>>>>

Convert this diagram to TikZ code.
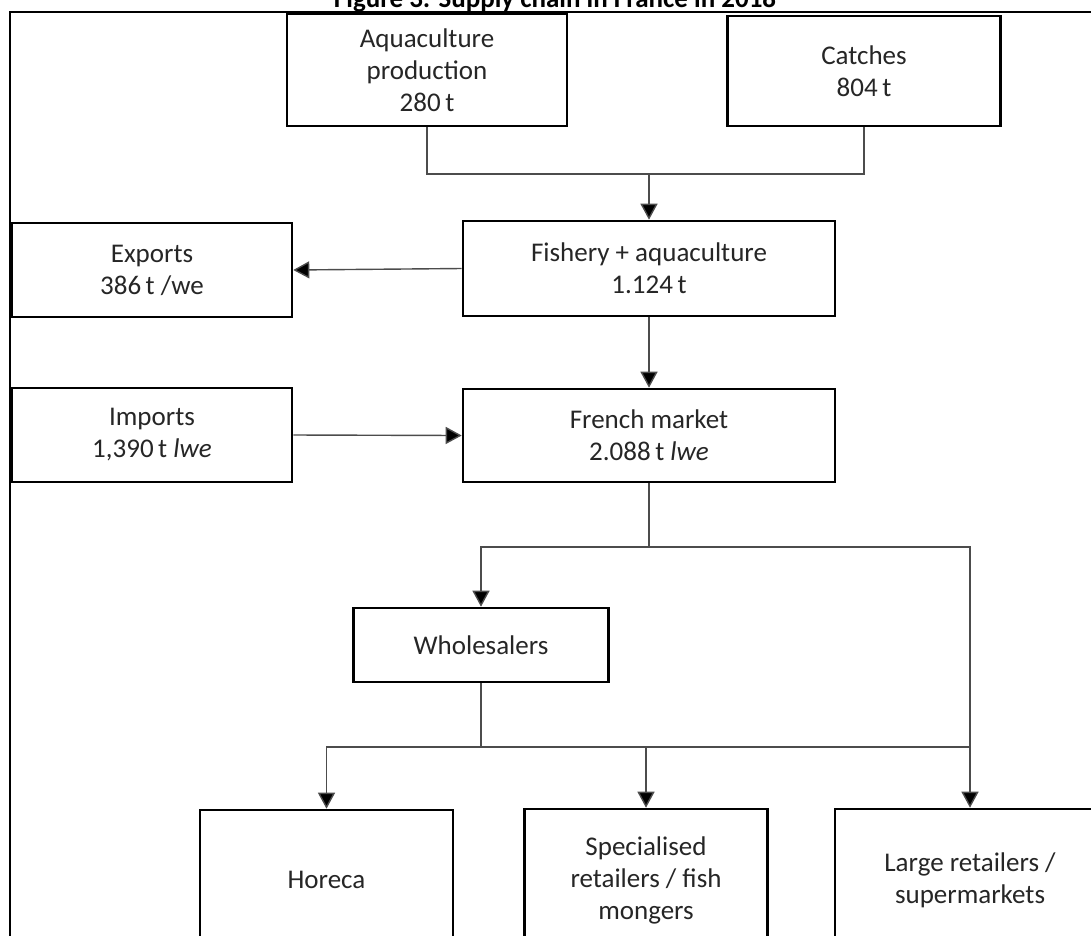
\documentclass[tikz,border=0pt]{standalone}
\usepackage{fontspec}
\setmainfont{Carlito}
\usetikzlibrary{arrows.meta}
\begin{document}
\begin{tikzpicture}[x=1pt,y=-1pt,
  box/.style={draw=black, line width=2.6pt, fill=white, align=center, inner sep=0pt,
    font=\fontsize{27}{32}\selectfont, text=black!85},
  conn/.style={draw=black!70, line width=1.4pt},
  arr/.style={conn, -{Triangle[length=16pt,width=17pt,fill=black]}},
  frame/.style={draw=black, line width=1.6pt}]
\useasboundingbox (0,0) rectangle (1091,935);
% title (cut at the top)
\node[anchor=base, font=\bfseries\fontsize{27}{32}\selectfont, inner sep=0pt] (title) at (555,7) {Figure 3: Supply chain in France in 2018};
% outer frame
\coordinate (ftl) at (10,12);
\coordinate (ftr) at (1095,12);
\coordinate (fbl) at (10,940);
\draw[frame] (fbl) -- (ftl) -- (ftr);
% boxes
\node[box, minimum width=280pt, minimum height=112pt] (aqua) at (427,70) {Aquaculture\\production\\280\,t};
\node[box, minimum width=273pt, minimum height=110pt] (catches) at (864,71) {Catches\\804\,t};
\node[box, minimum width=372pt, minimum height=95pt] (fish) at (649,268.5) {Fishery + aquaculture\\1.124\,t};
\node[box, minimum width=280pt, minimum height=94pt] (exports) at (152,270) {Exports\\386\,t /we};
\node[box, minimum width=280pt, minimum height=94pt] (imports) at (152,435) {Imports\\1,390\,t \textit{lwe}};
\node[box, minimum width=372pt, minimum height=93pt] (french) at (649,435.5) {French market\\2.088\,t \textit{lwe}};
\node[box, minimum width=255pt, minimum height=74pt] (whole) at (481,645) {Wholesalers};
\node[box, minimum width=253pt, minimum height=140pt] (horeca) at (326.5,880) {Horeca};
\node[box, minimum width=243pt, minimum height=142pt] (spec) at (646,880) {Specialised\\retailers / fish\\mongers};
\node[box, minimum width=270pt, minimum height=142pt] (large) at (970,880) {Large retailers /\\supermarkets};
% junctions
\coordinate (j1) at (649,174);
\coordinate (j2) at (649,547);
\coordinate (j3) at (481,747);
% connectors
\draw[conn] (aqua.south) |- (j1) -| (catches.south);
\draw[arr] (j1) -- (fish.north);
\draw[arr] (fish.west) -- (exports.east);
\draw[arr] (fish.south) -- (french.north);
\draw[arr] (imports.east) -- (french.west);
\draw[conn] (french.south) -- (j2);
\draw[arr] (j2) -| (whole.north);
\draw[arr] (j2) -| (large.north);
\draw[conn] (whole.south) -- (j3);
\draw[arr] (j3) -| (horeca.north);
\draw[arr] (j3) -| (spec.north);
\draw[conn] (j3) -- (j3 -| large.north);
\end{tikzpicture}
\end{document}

<<<<

Reproduce the material above verbatim; omit every picture.

Convert this diagram to TikZ code.
\documentclass[tikz,border=0pt]{standalone}
\usepackage{fontspec}
\setmainfont{Carlito}
\usetikzlibrary{arrows.meta}
\begin{document}
\begin{tikzpicture}[x=1pt,y=-1pt,
  box/.style={draw=black, line width=2.6pt, fill=white, align=center, inner sep=0pt,
    font=\fontsize{27}{32}\selectfont, text=black!85},
  conn/.style={draw=black!70, line width=1.4pt},
  arr/.style={conn, -{Triangle[length=16pt,width=17pt,fill=black]}},
  frame/.style={draw=black, line width=1.6pt}]
\useasboundingbox (0,0) rectangle (1091,935);
% title (cut at the top)
\node[anchor=base, font=\bfseries\fontsize{27}{32}\selectfont, inner sep=0pt] (title) at (555,7) {Figure 3: Supply chain in France in 2018};
% outer frame
\coordinate (ftl) at (10,12);
\coordinate (ftr) at (1095,12);
\coordinate (fbl) at (10,940);
\draw[frame] (fbl) -- (ftl) -- (ftr);
% boxes
\node[box, minimum width=280pt, minimum height=112pt] (aqua) at (427,70) {Aquaculture\\production\\280\,t};
\node[box, minimum width=273pt, minimum height=110pt] (catches) at (864,71) {Catches\\804\,t};
\node[box, minimum width=372pt, minimum height=95pt] (fish) at (649,268.5) {Fishery + aquaculture\\1.124\,t};
\node[box, minimum width=280pt, minimum height=94pt] (exports) at (152,270) {Exports\\386\,t /we};
\node[box, minimum width=280pt, minimum height=94pt] (imports) at (152,435) {Imports\\1,390\,t \textit{lwe}};
\node[box, minimum width=372pt, minimum height=93pt] (french) at (649,435.5) {French market\\2.088\,t \textit{lwe}};
\node[box, minimum width=255pt, minimum height=74pt] (whole) at (481,645) {Wholesalers};
\node[box, minimum width=253pt, minimum height=140pt] (horeca) at (326.5,880) {Horeca};
\node[box, minimum width=243pt, minimum height=142pt] (spec) at (646,880) {Specialised\\retailers / fish\\mongers};
\node[box, minimum width=270pt, minimum height=142pt] (large) at (970,880) {Large retailers /\\supermarkets};
% junctions
\coordinate (j1) at (649,174);
\coordinate (j2) at (649,547);
\coordinate (j3) at (481,747);
% connectors
\draw[conn] (aqua.south) |- (j1) -| (catches.south);
\draw[arr] (j1) -- (fish.north);
\draw[arr] (fish.west) -- (exports.east);
\draw[arr] (fish.south) -- (french.north);
\draw[arr] (imports.east) -- (french.west);
\draw[conn] (french.south) -- (j2);
\draw[arr] (j2) -| (whole.north);
\draw[arr] (j2) -| (large.north);
\draw[conn] (whole.south) -- (j3);
\draw[arr] (j3) -| (horeca.north);
\draw[arr] (j3) -| (spec.north);
\draw[conn] (j3) -- (j3 -| large.north);
\end{tikzpicture}
\end{document}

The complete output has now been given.